• [GOAL]
Starting at the first line of the entries below, restate each line exactly until you reach the line with "import plotly.graph_objects as go", and print that one too. Leave the pictures out and stop there.

• [SUPPLIED INFORMATION]
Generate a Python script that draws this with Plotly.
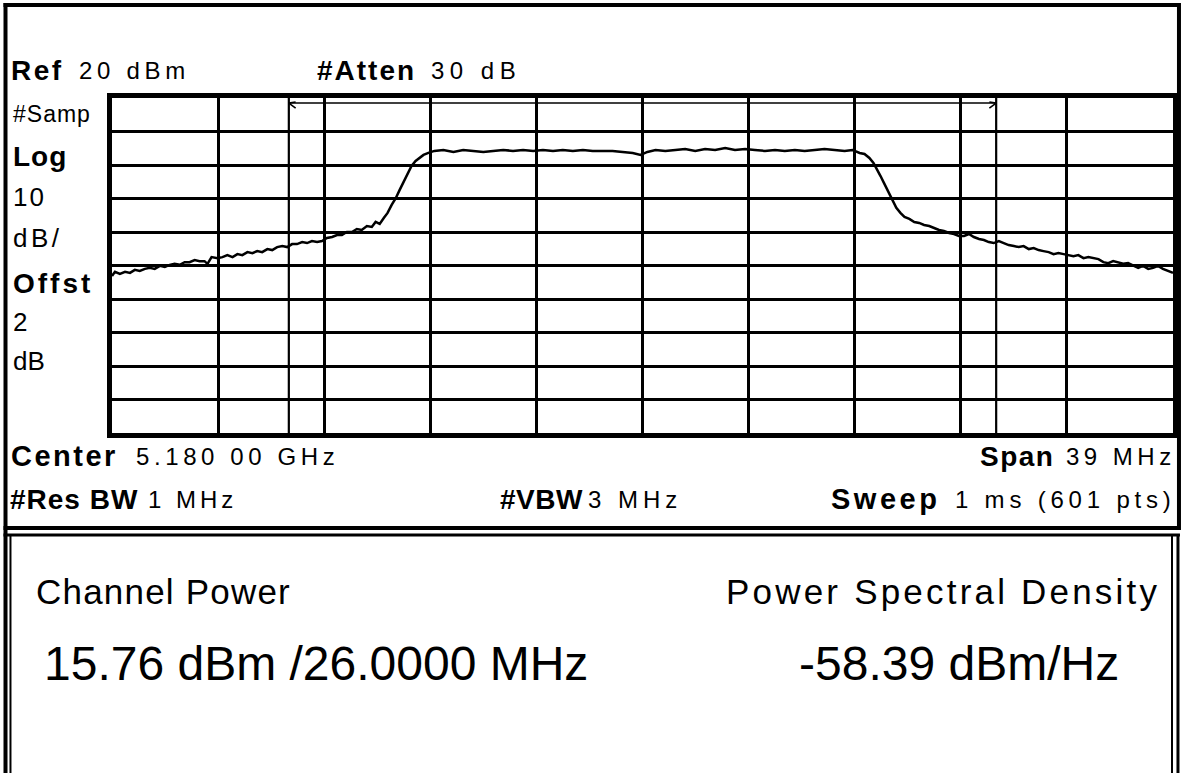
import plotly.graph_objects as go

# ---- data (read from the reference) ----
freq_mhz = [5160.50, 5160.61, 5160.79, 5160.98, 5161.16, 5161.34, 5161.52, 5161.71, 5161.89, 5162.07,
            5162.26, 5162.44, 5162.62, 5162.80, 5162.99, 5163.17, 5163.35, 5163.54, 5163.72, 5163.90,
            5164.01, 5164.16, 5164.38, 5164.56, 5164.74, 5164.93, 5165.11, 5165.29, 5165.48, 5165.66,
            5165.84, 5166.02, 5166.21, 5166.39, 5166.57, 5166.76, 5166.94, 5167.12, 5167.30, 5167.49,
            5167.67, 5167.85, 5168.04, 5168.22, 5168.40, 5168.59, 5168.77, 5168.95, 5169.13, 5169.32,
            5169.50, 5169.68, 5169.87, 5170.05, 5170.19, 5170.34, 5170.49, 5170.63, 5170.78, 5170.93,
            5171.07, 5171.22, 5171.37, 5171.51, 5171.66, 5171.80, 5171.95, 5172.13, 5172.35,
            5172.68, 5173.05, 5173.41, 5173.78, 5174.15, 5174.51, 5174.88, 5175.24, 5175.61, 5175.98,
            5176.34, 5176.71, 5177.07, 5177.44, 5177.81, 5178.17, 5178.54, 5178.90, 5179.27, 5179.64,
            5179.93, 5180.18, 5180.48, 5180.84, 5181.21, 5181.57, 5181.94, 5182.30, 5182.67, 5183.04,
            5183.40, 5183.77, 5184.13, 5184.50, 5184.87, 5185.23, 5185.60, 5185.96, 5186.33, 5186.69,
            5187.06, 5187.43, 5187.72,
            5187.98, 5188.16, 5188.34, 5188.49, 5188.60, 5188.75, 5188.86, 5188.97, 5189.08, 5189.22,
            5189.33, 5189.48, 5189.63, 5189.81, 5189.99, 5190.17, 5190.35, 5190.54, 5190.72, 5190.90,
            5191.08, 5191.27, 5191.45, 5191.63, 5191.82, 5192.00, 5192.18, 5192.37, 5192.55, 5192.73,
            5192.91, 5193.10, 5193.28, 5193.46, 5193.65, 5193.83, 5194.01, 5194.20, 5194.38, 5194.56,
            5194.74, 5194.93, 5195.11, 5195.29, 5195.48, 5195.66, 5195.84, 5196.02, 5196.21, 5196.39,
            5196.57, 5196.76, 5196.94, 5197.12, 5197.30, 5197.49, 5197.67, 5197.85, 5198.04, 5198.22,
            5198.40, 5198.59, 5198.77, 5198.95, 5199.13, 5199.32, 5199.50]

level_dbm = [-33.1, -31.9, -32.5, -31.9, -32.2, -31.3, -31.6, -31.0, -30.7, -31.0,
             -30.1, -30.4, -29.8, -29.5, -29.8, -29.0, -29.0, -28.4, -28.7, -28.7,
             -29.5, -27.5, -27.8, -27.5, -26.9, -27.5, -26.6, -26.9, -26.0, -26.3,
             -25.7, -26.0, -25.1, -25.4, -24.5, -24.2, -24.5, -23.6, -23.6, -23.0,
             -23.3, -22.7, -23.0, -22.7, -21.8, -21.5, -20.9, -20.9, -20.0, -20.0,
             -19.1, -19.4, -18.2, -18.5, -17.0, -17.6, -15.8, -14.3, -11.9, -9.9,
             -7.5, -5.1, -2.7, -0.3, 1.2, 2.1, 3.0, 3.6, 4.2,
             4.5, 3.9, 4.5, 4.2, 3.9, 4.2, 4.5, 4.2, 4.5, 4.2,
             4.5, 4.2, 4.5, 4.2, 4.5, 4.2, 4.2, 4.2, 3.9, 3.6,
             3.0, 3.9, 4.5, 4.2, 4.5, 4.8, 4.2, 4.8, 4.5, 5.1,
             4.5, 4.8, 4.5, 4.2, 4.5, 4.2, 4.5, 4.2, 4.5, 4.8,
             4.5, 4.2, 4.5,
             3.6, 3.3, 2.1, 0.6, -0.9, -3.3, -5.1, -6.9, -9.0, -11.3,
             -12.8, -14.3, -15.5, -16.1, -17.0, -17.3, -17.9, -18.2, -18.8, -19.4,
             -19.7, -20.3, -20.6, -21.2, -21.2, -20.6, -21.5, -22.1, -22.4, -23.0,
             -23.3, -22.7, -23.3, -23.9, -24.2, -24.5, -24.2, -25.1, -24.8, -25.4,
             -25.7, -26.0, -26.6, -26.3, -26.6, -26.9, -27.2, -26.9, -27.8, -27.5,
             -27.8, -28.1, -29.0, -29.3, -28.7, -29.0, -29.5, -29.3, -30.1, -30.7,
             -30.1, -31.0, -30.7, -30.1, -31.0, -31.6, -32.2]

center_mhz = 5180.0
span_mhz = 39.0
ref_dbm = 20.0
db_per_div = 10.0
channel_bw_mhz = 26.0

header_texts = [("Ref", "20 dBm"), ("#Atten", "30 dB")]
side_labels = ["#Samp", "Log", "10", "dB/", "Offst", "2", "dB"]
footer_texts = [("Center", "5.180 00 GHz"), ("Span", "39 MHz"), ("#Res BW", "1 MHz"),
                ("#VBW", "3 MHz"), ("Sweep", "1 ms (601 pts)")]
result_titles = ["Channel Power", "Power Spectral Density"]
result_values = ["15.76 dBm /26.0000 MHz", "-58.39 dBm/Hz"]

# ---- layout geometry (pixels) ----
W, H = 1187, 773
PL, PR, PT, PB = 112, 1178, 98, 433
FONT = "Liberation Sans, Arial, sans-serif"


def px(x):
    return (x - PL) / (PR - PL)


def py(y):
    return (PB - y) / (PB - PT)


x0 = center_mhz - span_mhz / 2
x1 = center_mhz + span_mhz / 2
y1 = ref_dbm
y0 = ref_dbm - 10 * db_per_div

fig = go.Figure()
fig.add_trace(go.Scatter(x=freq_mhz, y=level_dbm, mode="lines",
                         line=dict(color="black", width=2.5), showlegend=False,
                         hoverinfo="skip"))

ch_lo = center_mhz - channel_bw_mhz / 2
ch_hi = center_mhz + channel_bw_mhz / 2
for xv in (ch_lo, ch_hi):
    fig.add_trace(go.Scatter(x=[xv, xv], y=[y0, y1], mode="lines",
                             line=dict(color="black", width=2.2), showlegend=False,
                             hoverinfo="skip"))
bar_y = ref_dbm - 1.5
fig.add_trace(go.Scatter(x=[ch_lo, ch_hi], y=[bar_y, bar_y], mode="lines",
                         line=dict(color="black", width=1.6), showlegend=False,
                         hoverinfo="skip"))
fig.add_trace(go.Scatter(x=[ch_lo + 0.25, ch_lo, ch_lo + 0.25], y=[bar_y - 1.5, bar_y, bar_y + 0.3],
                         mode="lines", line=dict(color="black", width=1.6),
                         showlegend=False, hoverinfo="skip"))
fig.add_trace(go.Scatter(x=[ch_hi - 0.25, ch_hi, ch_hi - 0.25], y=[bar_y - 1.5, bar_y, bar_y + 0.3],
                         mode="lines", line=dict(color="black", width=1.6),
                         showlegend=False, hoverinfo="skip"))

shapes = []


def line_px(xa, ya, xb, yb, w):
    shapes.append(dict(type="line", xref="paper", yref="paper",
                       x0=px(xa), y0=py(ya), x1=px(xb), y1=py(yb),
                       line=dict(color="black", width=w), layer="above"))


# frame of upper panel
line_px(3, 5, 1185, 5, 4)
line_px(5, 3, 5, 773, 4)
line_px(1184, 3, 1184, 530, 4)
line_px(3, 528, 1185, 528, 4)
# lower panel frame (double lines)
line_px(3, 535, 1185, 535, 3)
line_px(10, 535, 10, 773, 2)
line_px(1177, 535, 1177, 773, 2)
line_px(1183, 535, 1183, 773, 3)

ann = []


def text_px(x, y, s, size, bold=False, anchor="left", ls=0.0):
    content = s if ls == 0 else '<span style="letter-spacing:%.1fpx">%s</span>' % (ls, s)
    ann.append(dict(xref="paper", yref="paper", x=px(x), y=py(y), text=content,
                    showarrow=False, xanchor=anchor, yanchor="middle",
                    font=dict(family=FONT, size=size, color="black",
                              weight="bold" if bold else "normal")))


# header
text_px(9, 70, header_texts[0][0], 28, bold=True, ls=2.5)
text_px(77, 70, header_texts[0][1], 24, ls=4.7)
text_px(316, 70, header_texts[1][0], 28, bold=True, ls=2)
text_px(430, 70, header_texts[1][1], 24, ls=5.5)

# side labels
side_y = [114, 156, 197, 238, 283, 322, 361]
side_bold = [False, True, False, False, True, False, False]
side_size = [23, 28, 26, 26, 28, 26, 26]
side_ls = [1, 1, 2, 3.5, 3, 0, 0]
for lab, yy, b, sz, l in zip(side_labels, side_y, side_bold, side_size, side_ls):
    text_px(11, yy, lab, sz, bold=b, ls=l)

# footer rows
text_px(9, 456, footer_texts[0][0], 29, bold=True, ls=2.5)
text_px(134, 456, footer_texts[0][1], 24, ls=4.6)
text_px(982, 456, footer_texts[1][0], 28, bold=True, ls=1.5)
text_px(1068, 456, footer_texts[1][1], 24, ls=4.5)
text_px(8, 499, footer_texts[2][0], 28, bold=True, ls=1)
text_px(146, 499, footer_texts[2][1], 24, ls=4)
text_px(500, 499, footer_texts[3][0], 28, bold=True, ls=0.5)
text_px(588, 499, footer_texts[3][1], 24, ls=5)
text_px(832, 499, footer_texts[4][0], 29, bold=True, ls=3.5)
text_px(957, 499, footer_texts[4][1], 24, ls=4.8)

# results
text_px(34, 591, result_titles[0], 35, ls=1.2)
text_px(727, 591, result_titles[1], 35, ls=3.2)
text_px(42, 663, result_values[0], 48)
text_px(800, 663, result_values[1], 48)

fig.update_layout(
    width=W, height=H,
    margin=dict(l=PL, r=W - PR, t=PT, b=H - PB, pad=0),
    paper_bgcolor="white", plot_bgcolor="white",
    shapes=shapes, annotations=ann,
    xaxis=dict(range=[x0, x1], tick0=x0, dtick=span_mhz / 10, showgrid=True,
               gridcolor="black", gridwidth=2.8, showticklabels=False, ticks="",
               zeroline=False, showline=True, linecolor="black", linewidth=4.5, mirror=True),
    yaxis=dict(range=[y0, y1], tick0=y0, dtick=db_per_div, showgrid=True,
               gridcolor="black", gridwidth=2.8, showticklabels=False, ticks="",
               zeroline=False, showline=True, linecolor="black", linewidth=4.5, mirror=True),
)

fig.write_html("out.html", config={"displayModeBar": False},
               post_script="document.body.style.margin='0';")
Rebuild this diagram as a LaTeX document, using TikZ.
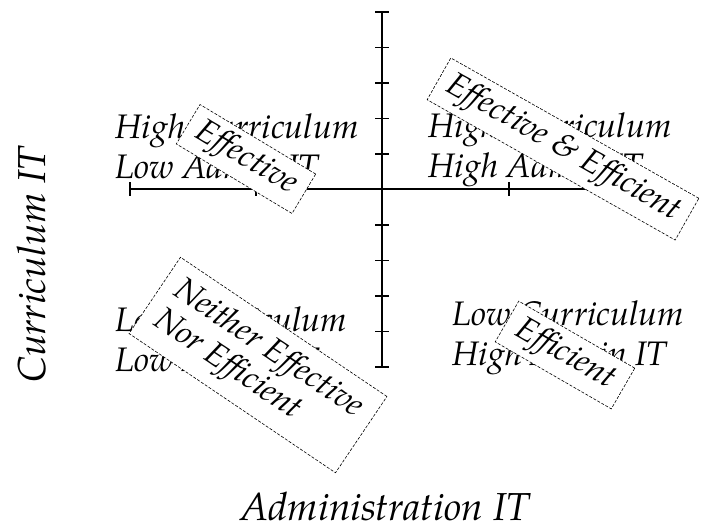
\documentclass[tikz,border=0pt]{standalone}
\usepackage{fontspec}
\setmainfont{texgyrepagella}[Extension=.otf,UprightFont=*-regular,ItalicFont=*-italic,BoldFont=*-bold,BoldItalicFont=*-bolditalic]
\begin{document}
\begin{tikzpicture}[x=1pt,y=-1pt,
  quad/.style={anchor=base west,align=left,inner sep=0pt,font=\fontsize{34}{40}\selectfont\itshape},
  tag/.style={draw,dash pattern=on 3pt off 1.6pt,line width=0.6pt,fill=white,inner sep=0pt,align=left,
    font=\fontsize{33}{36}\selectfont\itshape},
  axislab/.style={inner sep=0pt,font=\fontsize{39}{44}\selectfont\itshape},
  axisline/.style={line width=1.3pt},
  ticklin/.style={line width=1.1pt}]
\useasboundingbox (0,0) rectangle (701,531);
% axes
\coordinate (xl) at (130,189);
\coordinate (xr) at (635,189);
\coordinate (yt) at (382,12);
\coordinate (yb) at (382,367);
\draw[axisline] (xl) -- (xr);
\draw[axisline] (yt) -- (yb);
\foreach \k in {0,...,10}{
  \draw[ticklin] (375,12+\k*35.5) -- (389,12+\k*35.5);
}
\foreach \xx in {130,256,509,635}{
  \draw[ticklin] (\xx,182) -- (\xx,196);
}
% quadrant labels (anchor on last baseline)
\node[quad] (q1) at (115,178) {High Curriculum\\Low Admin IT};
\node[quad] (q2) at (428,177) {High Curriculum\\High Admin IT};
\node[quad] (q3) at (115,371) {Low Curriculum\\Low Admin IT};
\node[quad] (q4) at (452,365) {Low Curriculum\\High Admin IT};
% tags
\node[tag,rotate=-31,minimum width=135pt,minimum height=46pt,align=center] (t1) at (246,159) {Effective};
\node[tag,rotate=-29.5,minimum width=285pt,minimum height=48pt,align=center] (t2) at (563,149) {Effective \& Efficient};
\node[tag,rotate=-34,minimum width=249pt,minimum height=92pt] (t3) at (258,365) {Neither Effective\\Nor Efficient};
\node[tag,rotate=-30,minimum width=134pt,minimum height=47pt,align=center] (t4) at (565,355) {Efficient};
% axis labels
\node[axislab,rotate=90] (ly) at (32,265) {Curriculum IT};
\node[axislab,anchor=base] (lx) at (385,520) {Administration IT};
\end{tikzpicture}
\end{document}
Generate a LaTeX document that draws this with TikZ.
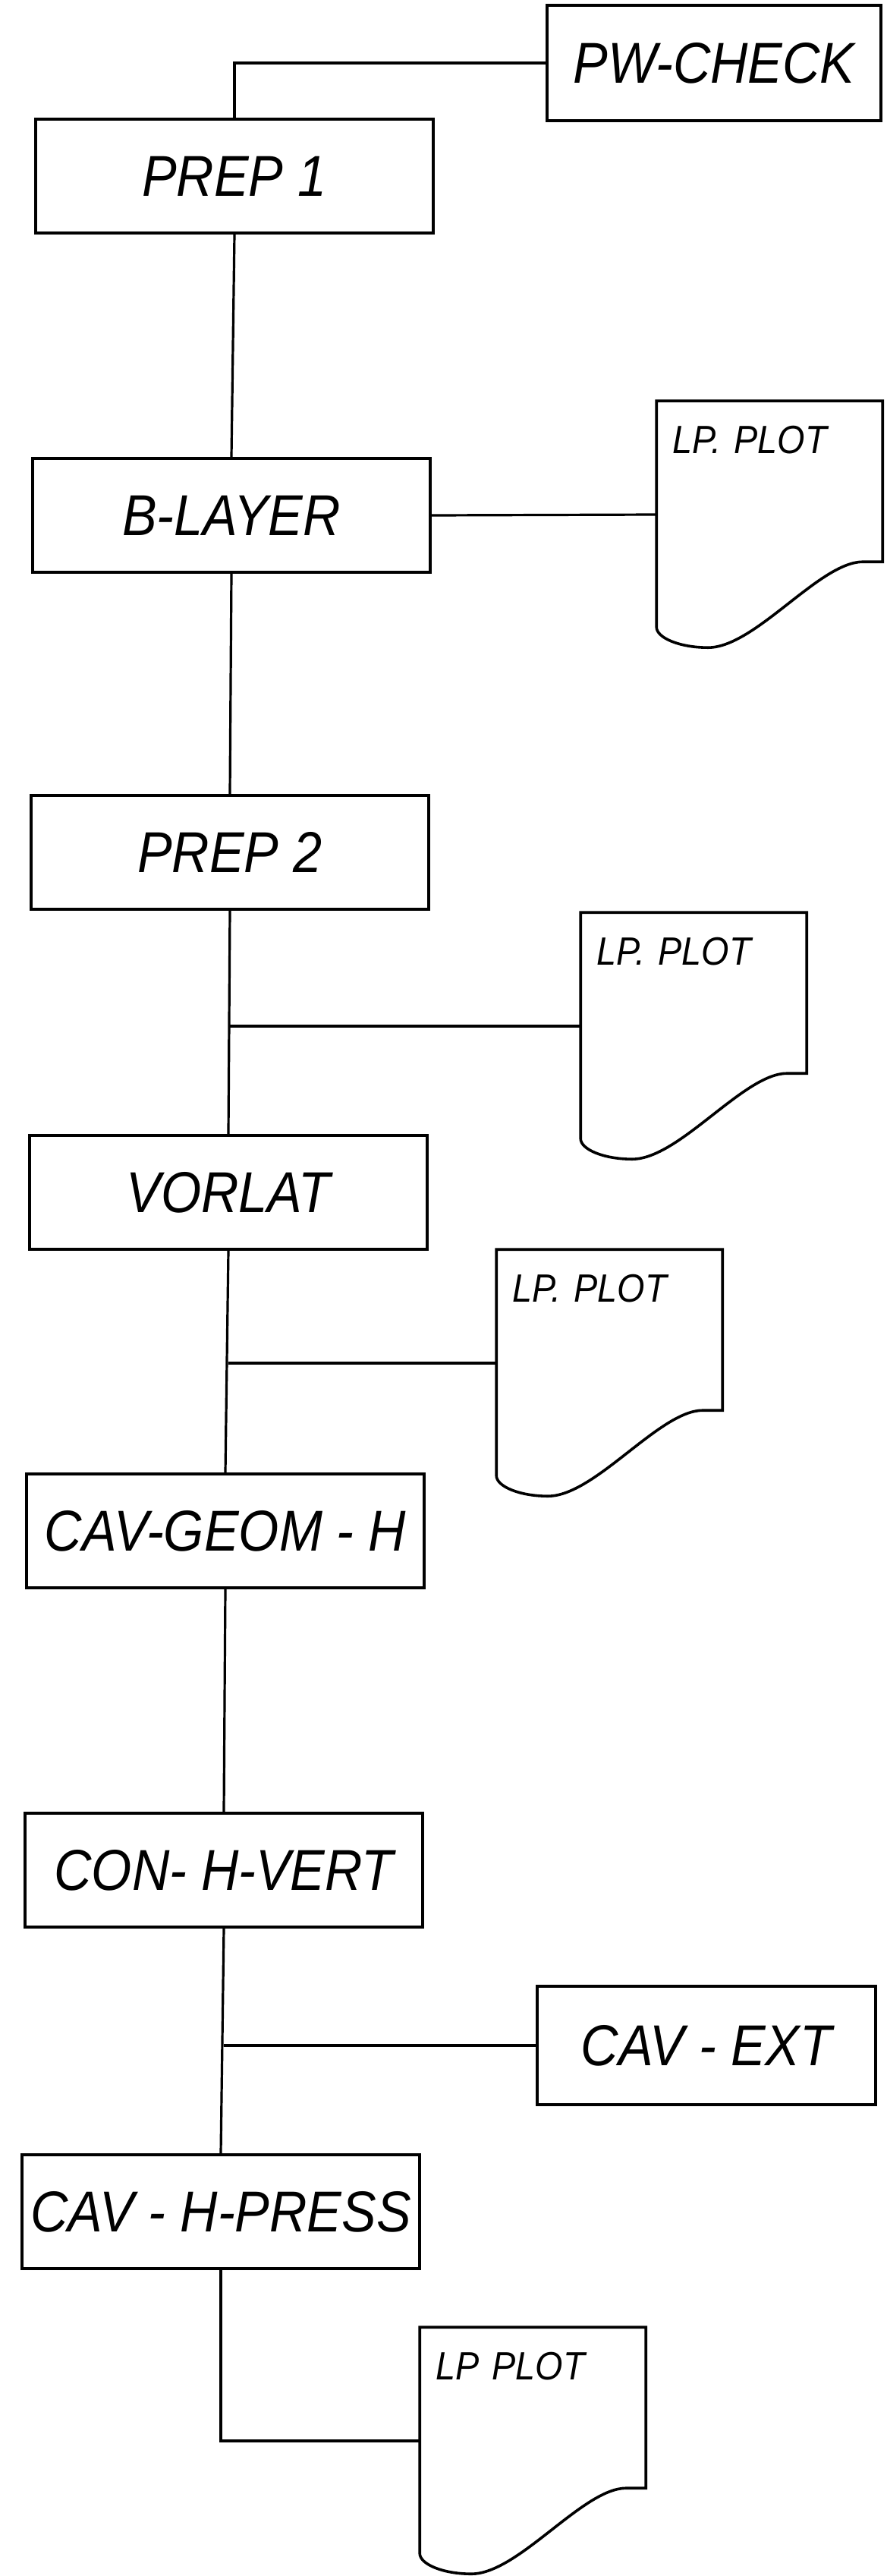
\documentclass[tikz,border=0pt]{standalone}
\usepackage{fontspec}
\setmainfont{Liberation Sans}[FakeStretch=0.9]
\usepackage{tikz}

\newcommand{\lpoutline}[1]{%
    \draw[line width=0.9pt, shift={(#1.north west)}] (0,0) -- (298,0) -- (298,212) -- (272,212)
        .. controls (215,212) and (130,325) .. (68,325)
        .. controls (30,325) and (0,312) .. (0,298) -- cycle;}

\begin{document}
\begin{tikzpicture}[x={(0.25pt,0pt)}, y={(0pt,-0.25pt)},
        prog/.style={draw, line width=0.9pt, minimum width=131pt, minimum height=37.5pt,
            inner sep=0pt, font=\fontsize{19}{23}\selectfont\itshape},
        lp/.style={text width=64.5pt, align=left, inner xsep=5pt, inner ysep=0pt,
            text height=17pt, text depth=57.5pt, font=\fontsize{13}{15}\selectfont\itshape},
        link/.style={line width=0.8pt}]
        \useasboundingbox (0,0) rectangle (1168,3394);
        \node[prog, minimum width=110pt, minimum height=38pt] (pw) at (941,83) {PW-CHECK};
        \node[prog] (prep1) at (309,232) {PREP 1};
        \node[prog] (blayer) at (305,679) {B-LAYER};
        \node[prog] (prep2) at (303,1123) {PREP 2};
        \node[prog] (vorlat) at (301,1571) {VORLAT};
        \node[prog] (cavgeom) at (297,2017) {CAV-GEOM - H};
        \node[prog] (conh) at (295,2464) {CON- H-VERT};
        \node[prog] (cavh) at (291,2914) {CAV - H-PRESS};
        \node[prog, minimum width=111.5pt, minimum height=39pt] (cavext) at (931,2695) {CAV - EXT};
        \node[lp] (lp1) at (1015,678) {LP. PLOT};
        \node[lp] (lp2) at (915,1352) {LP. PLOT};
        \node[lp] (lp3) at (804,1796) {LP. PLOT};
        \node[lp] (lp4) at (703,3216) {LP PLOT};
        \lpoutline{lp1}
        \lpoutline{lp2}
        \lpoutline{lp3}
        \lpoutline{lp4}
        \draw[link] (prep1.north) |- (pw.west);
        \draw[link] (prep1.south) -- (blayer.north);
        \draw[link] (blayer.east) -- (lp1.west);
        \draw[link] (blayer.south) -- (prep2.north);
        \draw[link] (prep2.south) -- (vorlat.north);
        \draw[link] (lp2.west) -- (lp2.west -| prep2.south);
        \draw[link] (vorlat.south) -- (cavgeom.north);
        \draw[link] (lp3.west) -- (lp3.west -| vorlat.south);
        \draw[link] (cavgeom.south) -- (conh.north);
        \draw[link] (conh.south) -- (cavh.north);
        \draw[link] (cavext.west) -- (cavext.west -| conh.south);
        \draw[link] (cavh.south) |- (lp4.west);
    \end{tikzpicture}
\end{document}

• [ANSWER TO THE TASK]
Generate a Python script that draws this with Plotly.
import plotly.graph_objects as go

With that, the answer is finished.